Packer met with then AGU president the late Dr Jim Nixon and other golfing officials and point-blank refused the request. Packer walked away telling those behind him exactly what he thought of them.
On Friday Nicklaus spoke affectionately of Packer and the friendship they formed after first meeting in 1975.
“He became a very good friend after meeting him here at the Open. Well, it was at the pro-am party where I met him. We just fostered a relationship by spending some time together. He wanted me to do the golf course here and he became a member of Muirfield Village (at Dublin just outside Columbus, Ohio), he became a founder member of my Bear’s Club in Florida. We just spent time together, we hunted together, we fished a little bit together, we played a little golf together and we had some common interests that were mutually beneficial to most of us,” Nicklaus said.

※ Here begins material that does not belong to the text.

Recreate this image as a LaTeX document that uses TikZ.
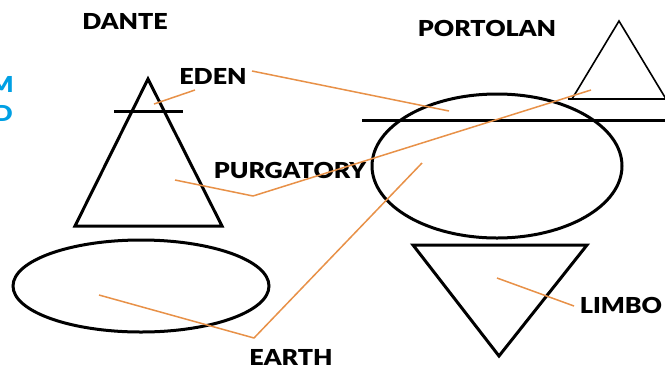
\documentclass[tikz,border=0pt]{standalone}
\usepackage{fontspec}
\newfontfamily\labfont[FakeStretch=1.14]{Lato Black}
\definecolor{lineorange}{RGB}{232,145,72}
\definecolor{sideblue}{RGB}{0,160,228}
\tikzset{
  lab/.style={font=\labfont\fontsize{22}{24}\selectfont, inner sep=0pt, text=black},
  sidelab/.style={lab, text=sideblue},
  outline/.style={draw=black, line width=3pt, line join=miter},
  thinoutline/.style={draw=black, line width=1.6pt},
  leader/.style={draw=lineorange, line width=1.5pt, line join=round}
}
\begin{document}
\begin{tikzpicture}[x=1pt,y=-1pt]
\useasboundingbox (0,0) rectangle (665,368);
\clip (0,0) rectangle (665,368);
\fill[white] (0,0) rectangle (665,368);
% labels
\node[lab] (dante) at (125,21) {DANTE};
\node[lab] (portolan) at (487,28) {PORTOLAN};
\node[lab] (eden) at (213,76) {EDEN};
\node[lab] (purg) at (290,170) {PURGATORY};
\node[lab] (earth) at (291,357) {EARTH};
\node[lab] (limbo) at (621,305) {LIMBO};
\node[sidelab, anchor=east] (sidem) at (14,84) {M};
\node[sidelab, anchor=east] (sided) at (13,113) {D};
% Dante's shapes
\draw[outline] (148,79) -- (75,226) -- (222,226) -- cycle;
\draw[outline] (114,111) -- (183,111);
\draw[outline] (141,286) ellipse [x radius=128, y radius=46];
% Portolan shapes
\draw[thinoutline] (619,21) -- (572,99) -- (666,99) -- cycle;
\draw[thinoutline] (568,99) -- (665,99);
\draw[outline] (497,166) ellipse [x radius=125, y radius=72];
\draw[outline] (362,120) -- (666,120);
\draw[outline] (413,245) -- (587,245) -- (499,356) -- cycle;
% leader coordinates
\coordinate (edenA) at (195,90);
\coordinate (edenB) at (154,104);
\coordinate (edenC) at (252,71);
\coordinate (edenD) at (449,111);
\coordinate (purgA) at (175,180);
\coordinate (purgV) at (253,196);
\coordinate (purgB) at (591,90);
\coordinate (earthA) at (422,163);
\coordinate (earthV) at (254,338);
\coordinate (earthB) at (99,295);
\coordinate (limboA) at (497,278);
\coordinate (limboB) at (574,306);
% leaders
\draw[leader] (edenA) -- (edenB);
\draw[leader] (edenC) -- (edenD);
\draw[leader] (purgA) -- (purgV) -- (purgB);
\draw[leader] (earthA) -- (earthV) -- (earthB);
\draw[leader] (limboA) -- (limboB);
\end{tikzpicture}
\end{document}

Our short interview is here in full on the Golf Australia website.
So, here we are with the latest reincarnation of The Australian’s Kensington layout. It’s cost around $5 million with the tired 30 year-old plus greens being totally replaced and 17 new tee complexes. The fairway bunkering has been changed and the ninth and 14th holes have been moved away from the adjacent Southern Cross motorway. They are massive changes but I’ll let others to go into the intricate detail down the track.
But, let’s hope at next year’s Emirates Australian Open the great Jack Nicklaus will be invited back, not to play the championship but maybe a ceremonial few holes on the eve of the tournament just for the young kids who’ve never seen him play but, rather, have grown up with a bloke called Tiger Woods as their idol.
“Never say never,” Nicklaus said of such a possibility. And, with that, he and his wife and son were off to the airport where his private jet Air Bear was ready for boarding. His visit to Australia was just 24 hours with a packed schedule, but the smile never left his face.
He was headed to New Zealand to look at some course design work there – before he and his son go fishing.